WHEN YOU THINK OF prisoners protecting themselves, the images that come to mind are probably makeshift knives made out of toothbrushes or blunt objects hidden under bunks. But the protection inmates need most may be one that’s even harder to come by: a condom.

National studies have shown that about 30% of incarcerated men will have sex during their terms, even though it is illegal in California and most other states. Yet prophylactics are officially off-limits for most prisoners in the state. (Self-identified homosexuals in Los Angeles County are one of the few exceptions.) The results are predictable.

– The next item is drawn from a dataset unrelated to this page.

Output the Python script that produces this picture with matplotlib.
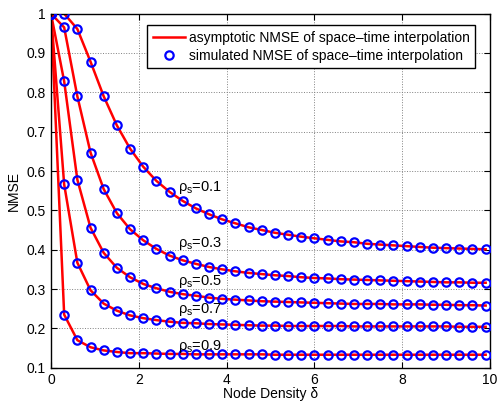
import numpy as np
import matplotlib
matplotlib.use('Agg')
import matplotlib.pyplot as plt

plt.rcParams['font.family'] = ['Liberation Sans', 'DejaVu Sans']
plt.rcParams['mathtext.default'] = 'regular'

# node density grid (step 0.3)
delta = np.round(np.arange(0, 10.0, 0.3), 1)

rho_labels = ['0.1', '0.3', '0.5', '0.7', '0.9']

nmse_01 = [1.000, 1.000, 0.961, 0.878, 0.790, 0.716, 0.657, 0.611, 0.575, 0.547,
           0.524, 0.505, 0.490, 0.477, 0.467, 0.457, 0.450, 0.443, 0.438, 0.433,
           0.429, 0.425, 0.421, 0.419, 0.415, 0.413, 0.411, 0.409, 0.407, 0.405,
           0.404, 0.403, 0.402, 0.401]
nmse_03 = [1.000, 0.965, 0.790, 0.647, 0.554, 0.493, 0.452, 0.424, 0.402, 0.385,
           0.373, 0.364, 0.356, 0.350, 0.345, 0.341, 0.338, 0.335, 0.333, 0.330,
           0.328, 0.327, 0.325, 0.324, 0.323, 0.322, 0.321, 0.320, 0.319, 0.318,
           0.317, 0.317, 0.316, 0.316]
nmse_05 = [1.000, 0.828, 0.578, 0.456, 0.392, 0.354, 0.330, 0.313, 0.302, 0.293,
           0.287, 0.283, 0.278, 0.275, 0.273, 0.271, 0.269, 0.268, 0.267, 0.266,
           0.265, 0.264, 0.263, 0.262, 0.262, 0.262, 0.261, 0.261, 0.261, 0.260,
           0.260, 0.259, 0.259, 0.258]
nmse_07 = [1.000, 0.566, 0.367, 0.297, 0.263, 0.245, 0.233, 0.226, 0.221, 0.217,
           0.214, 0.213, 0.211, 0.210, 0.209, 0.208, 0.207, 0.207, 0.206, 0.206,
           0.206, 0.206, 0.206, 0.205, 0.205, 0.205, 0.205, 0.205, 0.205, 0.205,
           0.205, 0.204, 0.204, 0.204]
nmse_09 = [1.000, 0.235, 0.170, 0.152, 0.144, 0.140, 0.137, 0.137, 0.136, 0.135,
           0.135, 0.134, 0.134, 0.134, 0.134, 0.134, 0.134, 0.133, 0.133, 0.133,
           0.133, 0.133, 0.133, 0.133, 0.133, 0.133, 0.133, 0.133, 0.133, 0.133,
           0.133, 0.133, 0.133, 0.133]
curves = [nmse_01, nmse_03, nmse_05, nmse_07, nmse_09]

# label positions (x, baseline y)
label_x = [2.9, 2.9, 2.9, 2.9, 2.9]
label_y = [0.549, 0.408, 0.311, 0.239, 0.146]

fig = plt.figure(figsize=(4.98, 4.01), dpi=100)
ax = fig.add_axes([0.1024, 0.083, 0.8816, 0.883])

for i, y in enumerate(curves):
    ax.plot(delta, y, color='red', lw=1.8, zorder=2,
            label='asymptotic NMSE of space\u2013time interpolation' if i == 0 else None)
    ax.plot(delta, y, ls='none', marker='o', ms=6, mfc='none', mec='blue', mew=1.6, zorder=3,
            label='simulated NMSE of space\u2013time interpolation' if i == 0 else None)
    ax.text(label_x[i], label_y[i], r'$\rho_s$=' + rho_labels[i], fontsize=10.5, va='baseline')

ax.set_xlim(0, 10)
ax.set_ylim(0.1, 1)
ax.set_xticks(np.arange(0, 11, 2))
ax.set_yticks(np.round(np.arange(0.1, 1.01, 0.1), 1))
ax.set_yticklabels(['0.1', '0.2', '0.3', '0.4', '0.5', '0.6', '0.7', '0.8', '0.9', '1'])
ax.tick_params(direction='in', top=True, right=True, labelsize=10, length=4, pad=4)
ax.grid(True, ls=':', color='gray', lw=0.7)
for s in ax.spines.values():
    s.set_linewidth(1.0)

ax.set_xlabel('Node Density \u03b4', fontsize=10, labelpad=0)
ax.set_ylabel('NMSE', fontsize=10, labelpad=4)

leg = ax.legend(loc='upper right', bbox_to_anchor=(0.966, 0.968), fontsize=10,
                fancybox=False, framealpha=1, edgecolor='black', borderaxespad=0,
                handlelength=2.3, handletextpad=0.3, borderpad=0.4, labelspacing=0.3)
leg.get_frame().set_linewidth(1.0)

fig.savefig('out.png', dpi=100)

Inmates in the United States are three times more likely to have AIDS than the general population, according to the Department of Justice.

Since two out of three new prisoners are black or Latino men, and one out of three black men will serve time behind bars in their lifetime, infection rates have skyrocketed in minority communities -- particularly among unknowing girlfriends and wives of reticent ex-cons. In 2003, black and Latino women accounted for 83% of all new AIDS cases among women in the U.S., according to the Centers for Disease Control and Prevention. Two researchers at UC Berkeley have shown that more black women have AIDS because of the disproportionate number of black men in prison. Minority men are contracting HIV in jail and passing it to minority women once they are released.

Advertisement

The obvious solution is to let inmates use condoms. Yet the idea continues to meet resistance. Assemblyman Paul Koretz (D-West Hollywood) guided a bill through Sacramento’s lower house last year that would have allowed public health organizations to distribute condoms to inmates at no charge to the state (and with considerable potential savings on treatment costs).

The bill was slowed in a Senate committee by, of all things, environmental objections from the California Department of Corrections. The department worries that condoms will muck up the plumbing, and officials have proposed the installation of expensive condom-disposal boxes in each prison.

This argument is easily disposed of. Condoms have not proved to be especially problematic to plumbing systems elsewhere. And infectious disease specialists say the boxes would actually increase the risk of other infections for the officers who handle them.

There are more serious criticisms -- that condoms could be used to smuggle contraband or that their distribution would encourage illegal sex and even rape within the jails. But a decade’s worth of experience in places such as Canada, Vermont and Philadelphia have shown that these concerns can be adequately managed.

Keeping the status quo is worse -- and unacceptable. Sex does happen behind bars, like it or not, and it is a leading cause of the alarming growth of HIV among minorities -- prisoners and non-prisoners alike. Making protection available for inmates is a public health issue for us all.